After his presentation, I spoke with Bassett, an ardent former business consultant in his middle 60s who described the Disclosure quest as “my life, now.” Victory was inevitable, he thought, saying, “the Catholic Church’s attempt to suppress the Copernican revolution was a doomed enterprise. Now we’re talking about something far more profound than that … when the government tries to contain the reality of the galaxy, that is a task that is Herculean and ultimately can not succeed.” Once the alien presence was acknowledged, humanity would take a meaningful step into “maturity,” Bassett contended.

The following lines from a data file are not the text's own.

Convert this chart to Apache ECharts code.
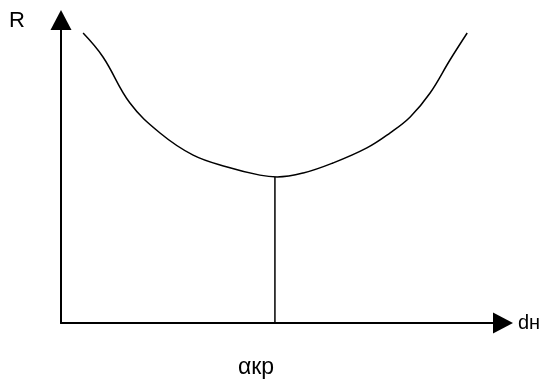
<!DOCTYPE html>
<html>
<head>
<meta charset="utf-8">
<script src="https://cdn.jsdelivr.net/npm/echarts@6/dist/echarts.min.js"></script>
<style>
  html, body { margin: 0; padding: 0; background: #fff; }
  #chart { width: 550px; height: 386px; }
</style>
</head>
<body>
<div id="chart"></div>
<script>
// curve R(dн) (axis units 0..100)
const curveX = [5, 9.5, 15.6, 22.4, 29.9, 37.6, 45, 48.9, 54.8, 61.5, 69.2, 74.4, 79, 83.5, 88, 91.9]
const curveY = [95.7, 87.8, 72.6, 62.7, 55.4, 51.5, 48.8, 48.2, 49.5, 52.8, 57.8, 62.7, 68, 75.9, 86.8, 95.7]
// position of the minimum (αкр)
const critX = 48.4
const critY = 48.2

const chart = echarts.init(document.getElementById('chart'))

const axisLine = {
  show: true,
  symbol: ['none', 'triangle'],
  symbolSize: [21, 20],
  lineStyle: { color: '#000', width: 2 }
}

const option = {
  animation: false,
  grid: { left: 61, right: 47, top: 20, bottom: 63 },
  xAxis: {
    type: 'value',
    min: 0,
    max: 100,
    name: 'dн',
    nameGap: 15,
    nameTextStyle: { color: '#000', fontSize: 20, fontFamily: 'Liberation Sans' },
    axisLine: axisLine,
    axisTick: { show: false },
    axisLabel: { show: false },
    splitLine: { show: false }
  },
  yAxis: {
    type: 'value',
    min: 0,
    max: 100,
    axisLine: axisLine,
    axisTick: { show: false },
    axisLabel: { show: false },
    splitLine: { show: false }
  },
  graphic: [
    {
      type: 'text',
      left: 9,
      top: 10,
      style: { text: 'R', fill: '#000', font: '22px "Liberation Sans"' }
    },
    {
      type: 'text',
      left: 238,
      top: 356,
      style: { text: 'αкр', fill: '#000', font: '23px "Liberation Sans"' }
    }
  ],
  series: [
    {
      type: 'line',
      smooth: 0.4,
      showSymbol: false,
      lineStyle: { color: '#000', width: 1.5 },
      data: curveX.map((x, i) => [x, curveY[i]])
    },
    {
      type: 'line',
      showSymbol: false,
      lineStyle: { color: '#000', width: 1.5 },
      data: [[critX, 0], [critX, critY]]
    }
  ]
}

chart.setOption(option)
</script>
</body>
</html>
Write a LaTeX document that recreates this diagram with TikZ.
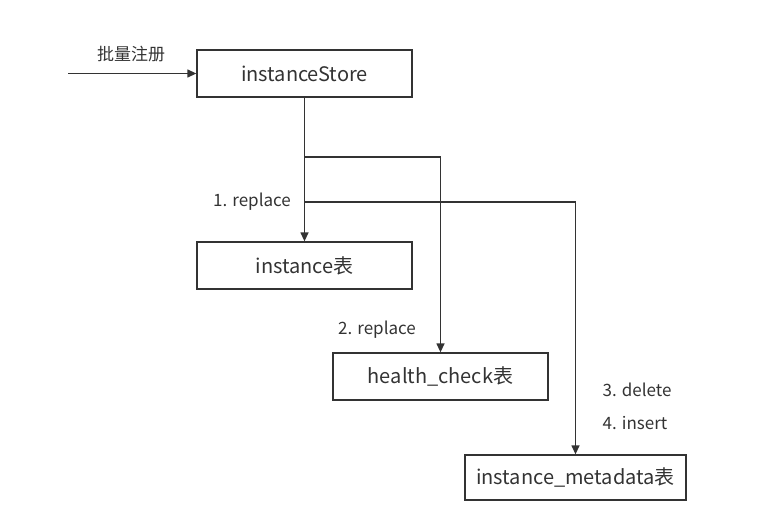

Photo: Paul Trent/© Corbis. All Rights Reserved.

 

There was a manic, almost desperate optimism to Bassett’s Disclosure dream that had to be respected. Yet, many conference attendees had their doubts about the program. Bassett had just finished telling me that the Roswell crash probably resulted from the mid-air collision of two alien craft in a thunder storm. This happened, he said, because these were relatively primitive ships. Bassett said he “liked” this explanation. Other people did too. But what happened when the no-doubt heavily redacted “truth” came out and said something different? Wasn’t much of ufology about speculation, peering into the abyss? Besides, several said, what made Bassett so certain the government could end “the Truth Embargo” even if they wanted to? Perhaps the aliens, more powerful and smarter than our lowly bunch, did not want to be Disclosed. Maybe they liked things just the way they are, skulking around the shadowy mythland of the subconscious they’ve inhabited all these eons. Offering a smile, Bassett said. “Well, I guess you’ll just have to ask them about that.”

 

None of this, however, was a reason to close the books on flying saucers. This would be impossible, since if you happened to have laid eyes on something you sincerely believed to be a UFO, it tends to stick. I will never be free of that cold winter’s night in 1989 when, along with my wife, I saw a saucer-shaped object fly down the East River and soar beneath the Brooklyn Bridge. The way the craft seemed to coquettishly blink its lights as if to say, “even here, I appear, and then disappear” told me, that against all rationality, this particular interface with the ineffable was meant for me.

 

These are the things you talk about with people like H. Dyke N. Spear at UFO conferences. As George Knapp said, the subject matter does “tend to attract those whose elevator does not got all the way to top,” but you’ll never see Dyke Spear in a tinfoil hat. Past 80, he remained a man of the world, still practicing divorce law in West Hartford, Connecticut. Once he represented the famous featherweight boxing champion Willie Pep. “It was like Willie’s fifth divorce,” Spear related. “He said, relax, this is an easy case. Just give her five rooms of furniture and a fur coat. That’s what they always get.” Asked whether he took any abuse from friends and family about attending UFO conferences, Dyke laughed. “What are they going to tell me, I don’t know what I know?”

 

Fernando Garces-Soto, a wry, 60-ish Colombian-born music producer from Miami and fellow witness, was taking it more personally. “I’m spending a $1,000 to come to this. That’s a lot of money for the same old stories. This rehash, and more rehash. Probably next year I’ll spend another $1,000. What choice do I have?” Fernando exclaimed, finding the existential humor of the situation. “I’m obsessed,” he sighed. “I’m all messed up.”